What would happen if you combined a mid-1980s slasher flick with the “history repeating itself” hook of Groundhog Day and the highly underrated 1992 television satire Stay Tuned? Well, you might get a movie that looks a little like Todd Strauss-Schulson’s clever, strange, and consistently funny The Final Girls, but it probably wouldn’t be quite this entertaining. (It’s also a little bit like Scream.) (Also The Purple Rose of Cairo.)

Without spoiling any of the film’s myriad surprises, let’s just say that The Final Girls is about a contemporary collection of stereotypical horror characters (the mean girl, the virgin, the stoner, etc.) who find themselves stuck inside of a 1986 horror flick called Camp Bloodbath, which of course is stocked with an antiquated collection of stereotypical horror movie characters (the vulgar stooge, the new age nerd, the perpetually horny young minx, etc.), as well as a machete-wielding masked maniac who can only be destroyed by the true “final girl.”

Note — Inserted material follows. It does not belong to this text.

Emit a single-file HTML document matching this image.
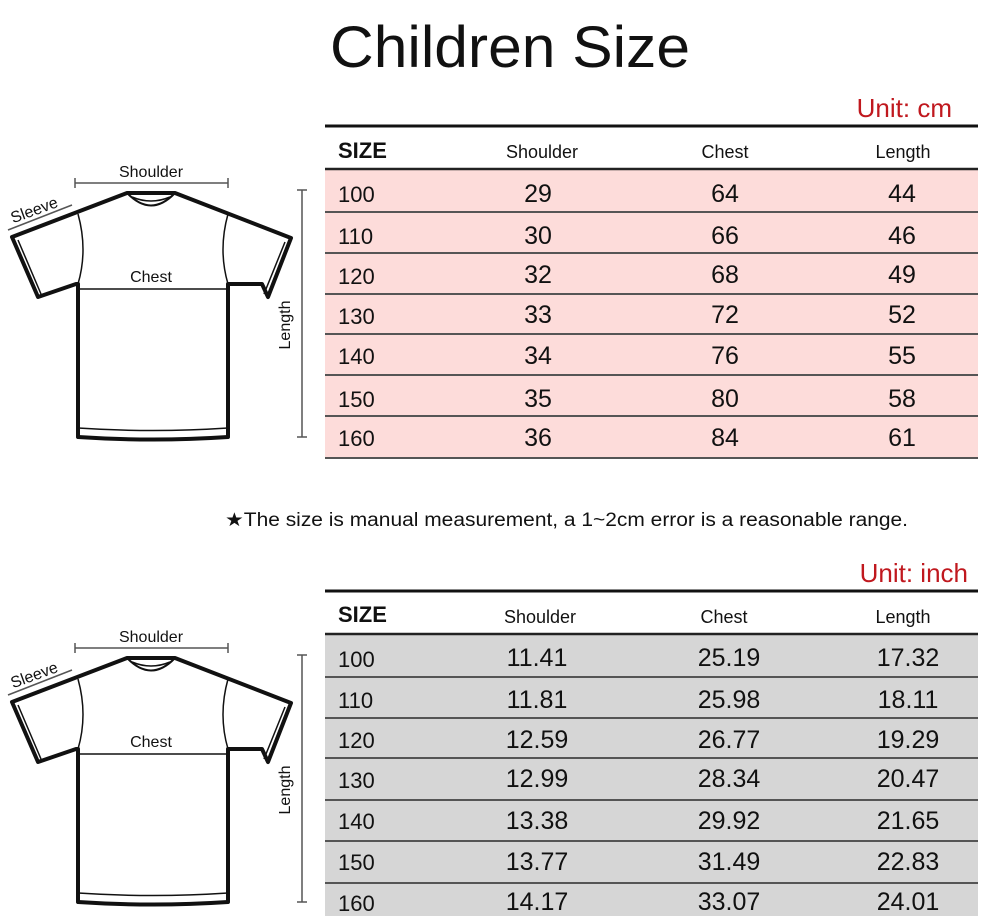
<!DOCTYPE html>
<html><head><meta charset="utf-8"><style>
html,body{margin:0;padding:0;background:#fff;}
svg{display:block;}
text{font-family:"Liberation Sans",sans-serif;fill:#111;}
</style></head><body>
<svg width="1000" height="916" viewBox="0 0 1000 916" xmlns="http://www.w3.org/2000/svg">
<defs>
<g id="shirt">
  <path d="M127,193 L12,237 L38,297 L76,284 L78,284 L78,437 Q153,442 228,437 L228,284 L262,284 L268,297 L291,238 L175,193 Z" fill="#fff" stroke="#111" stroke-width="4" stroke-linejoin="round"/>
  <path d="M18,240 L41,294" stroke="#111" stroke-width="1.5" fill="none"/>
  <path d="M285,242 L264,294" stroke="#111" stroke-width="1.5" fill="none"/>
  <path d="M78,428 Q153,433 228,428" stroke="#111" stroke-width="1.5" fill="none"/>
  <path d="M127,193 Q151,218 175,193" stroke="#111" stroke-width="2" fill="none"/>
  <path d="M132,197 Q151,205 170,197" stroke="#111" stroke-width="1.5" fill="none"/>
  <path d="M78,214 Q88,250 78,284" stroke="#111" stroke-width="1.5" fill="none"/>
  <path d="M228,214 Q218,250 228,284" stroke="#111" stroke-width="1.5" fill="none"/>
  <line x1="78" y1="289" x2="228" y2="289" stroke="#111" stroke-width="1.5"/>
  <line x1="75" y1="183" x2="228" y2="183" stroke="#555" stroke-width="1.5"/>
  <line x1="75" y1="178" x2="75" y2="188" stroke="#555" stroke-width="1.5"/>
  <line x1="228" y1="178" x2="228" y2="188" stroke="#555" stroke-width="1.5"/>
  <line x1="8" y1="230" x2="72" y2="205" stroke="#555" stroke-width="1.5"/>
  <line x1="302" y1="190" x2="302" y2="437" stroke="#555" stroke-width="1.5"/>
  <line x1="297" y1="190" x2="307" y2="190" stroke="#555" stroke-width="1.5"/>
  <line x1="297" y1="437" x2="307" y2="437" stroke="#555" stroke-width="1.5"/>
  <text x="151" y="177" font-size="16" text-anchor="middle">Shoulder</text>
  <text x="151" y="282" font-size="16" text-anchor="middle">Chest</text>
  <text x="36" y="215" font-size="16" text-anchor="middle" transform="rotate(-20 36 215)">Sleeve</text>
  <text x="290" y="325" font-size="16" text-anchor="middle" transform="rotate(-90 290 325)">Length</text>
</g>
</defs>

<text x="510" y="67" font-size="58" text-anchor="middle" textLength="360" lengthAdjust="spacingAndGlyphs">Children Size</text>

<use href="#shirt"/>
<use href="#shirt" y="465"/>

<!-- top table -->
<text x="952" y="117" font-size="26" text-anchor="end" style="fill:#c0181e">Unit: cm</text>
<rect x="325" y="168" width="653" height="290" fill="#fddcda"/>
<line x1="325" y1="126" x2="978" y2="126" stroke="#111" stroke-width="3"/>
<line x1="325" y1="169" x2="978" y2="169" stroke="#222" stroke-width="2.5"/>
<g stroke="#555" stroke-width="2">
<line x1="325" y1="212" x2="978" y2="212"/><line x1="325" y1="253" x2="978" y2="253"/>
<line x1="325" y1="294" x2="978" y2="294"/><line x1="325" y1="334" x2="978" y2="334"/>
<line x1="325" y1="375" x2="978" y2="375"/><line x1="325" y1="416" x2="978" y2="416"/>
<line x1="325" y1="458" x2="978" y2="458"/>
</g>
<text x="338" y="158" font-size="22" font-weight="bold">SIZE</text>
<text x="542" y="158" font-size="18" text-anchor="middle">Shoulder</text>
<text x="725" y="158" font-size="18" text-anchor="middle">Chest</text>
<text x="903" y="158" font-size="18" text-anchor="middle">Length</text>
<g font-size="22"><text x="338" y="202">100</text><text x="338" y="244">110</text><text x="338" y="284">120</text><text x="338" y="324">130</text><text x="338" y="364">140</text><text x="338" y="407">150</text><text x="338" y="446">160</text></g>
<g font-size="25" text-anchor="middle">
<text x="538" y="202">29</text><text x="725" y="202">64</text><text x="902" y="202">44</text>
<text x="538" y="244">30</text><text x="725" y="244">66</text><text x="902" y="244">46</text>
<text x="538" y="283">32</text><text x="725" y="283">68</text><text x="902" y="283">49</text>
<text x="538" y="323">33</text><text x="725" y="323">72</text><text x="902" y="323">52</text>
<text x="538" y="364">34</text><text x="725" y="364">76</text><text x="902" y="364">55</text>
<text x="538" y="407">35</text><text x="725" y="407">80</text><text x="902" y="407">58</text>
<text x="538" y="446">36</text><text x="725" y="446">84</text><text x="902" y="446">61</text>
</g>

<text x="225" y="526" font-size="19" textLength="683" lengthAdjust="spacingAndGlyphs">★The size is manual measurement, a 1~2cm error is a reasonable range.</text>

<!-- bottom table -->
<text x="968" y="582" font-size="26" text-anchor="end" style="fill:#c0181e">Unit: inch</text>
<rect x="325" y="634" width="653" height="282" fill="#d6d6d6"/>
<line x1="325" y1="591" x2="978" y2="591" stroke="#111" stroke-width="3"/>
<line x1="325" y1="634" x2="978" y2="634" stroke="#222" stroke-width="2.5"/>
<g stroke="#555" stroke-width="2">
<line x1="325" y1="677" x2="978" y2="677"/><line x1="325" y1="718" x2="978" y2="718"/>
<line x1="325" y1="758" x2="978" y2="758"/><line x1="325" y1="800" x2="978" y2="800"/>
<line x1="325" y1="841" x2="978" y2="841"/><line x1="325" y1="883" x2="978" y2="883"/>
</g>
<text x="338" y="622" font-size="22" font-weight="bold">SIZE</text>
<text x="540" y="623" font-size="18" text-anchor="middle">Shoulder</text>
<text x="724" y="623" font-size="18" text-anchor="middle">Chest</text>
<text x="903" y="623" font-size="18" text-anchor="middle">Length</text>
<g font-size="22"><text x="338" y="667">100</text><text x="338" y="708">110</text><text x="338" y="748">120</text><text x="338" y="788">130</text><text x="338" y="829">140</text><text x="338" y="870">150</text><text x="338" y="911">160</text></g>
<g font-size="25" text-anchor="middle">
<text x="537" y="666">11.41</text><text x="729" y="666">25.19</text><text x="908" y="666">17.32</text>
<text x="537" y="708">11.81</text><text x="729" y="708">25.98</text><text x="908" y="708">18.11</text>
<text x="537" y="748">12.59</text><text x="729" y="748">26.77</text><text x="908" y="748">19.29</text>
<text x="537" y="787">12.99</text><text x="729" y="787">28.34</text><text x="908" y="787">20.47</text>
<text x="537" y="829">13.38</text><text x="729" y="829">29.92</text><text x="908" y="829">21.65</text>
<text x="537" y="870">13.77</text><text x="729" y="870">31.49</text><text x="908" y="870">22.83</text>
<text x="537" y="910">14.17</text><text x="729" y="910">33.07</text><text x="908" y="910">24.01</text>
</g>
</svg>
</body></html>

It all sounds pretty complicated (it’s not) and super “meta” (it is), but The Final Girls deserves a hearty pat on the back for finding new ways in which to tweak, mock, and parody a sub-genre as frequently derided as the slasher flick. Most horror satires focus mainly on the simplistic plots, the silly characters, and the roster of now-patented clichés (like the one that says only a virgin can slay the monster) – but The Final Girls goes even farther than that: surprisingly effective and endearingly goofy visual gags about flashback sequences, voice-over narration, and on-screen titles run rampant as our modern-day ensemble tries to find its way out of this tacky old-school horror movie limbo.

And it’s in that “ensemble” department that The Final Girls really shines. The concept is certainly clever, and the screenplay is often as slyly witty as it is outright silly, but without a game group of actors who not only “get” the satirical tone but joyfully embrace it, your movie probably won’t turn out all that hot. From Adam DeVine’s hilariously repulsive “ladies man” to Alexander Ludwig’s affable lug to Thomas Middleditch’s blithely stupid stoner dude, the males are certainly well-represented here – but given that the flick is called The Final Girls, you can expect the ladies to rule the day.

As our heroine and resident virgin, Taissa Farmiga brings a welcome dash of sweetness and humanity to what is essentially a pretty insane movie. Aside from the lovely Malin Akerman (who gets to play two distinctly different roles and shares some surprisingly sweet moments with Ms. Farmiga), the rest of the gals are pretty nuts: there’s the droll and sardonic smart girl (Alia Shawkat), the gorgeous but mean-spirited ice queen (Nina Dobrev), the tough-as-nails butt-kicker (Chloe Bridges), and the energetic hottie (Angela Trimbur) who seemingly can’t keep her top on for more than 15 minutes.

Satire is generally considered to be a dish best served cold, but in the case of B-movie homages like The Final Girls, it’s the welcome dash of affection for cheesy horror films that elevates the film from amusing novelty to something clever enough to get excited about. That it’s a funny, creative, fast-paced, and well-shot satire is good enough; that the cast is this much fun is what makes it especially noteworthy.

It’s clear that the people behind The Final Girls (particularly screenwriters M.A. Fortin and Joshua James Miller) know their old-school slasher flicks as well as anyone (and are well aware of how silly those films generally are), which allows them to poke fun at an endless array of cliches and stereotypes – while still finding a way to honor the nostalgia we feel for the horror movies we saw when we were young. Even the really bad ones like Camp Bloodbath.

Plus it’s also sort of sweet, if you can believe that.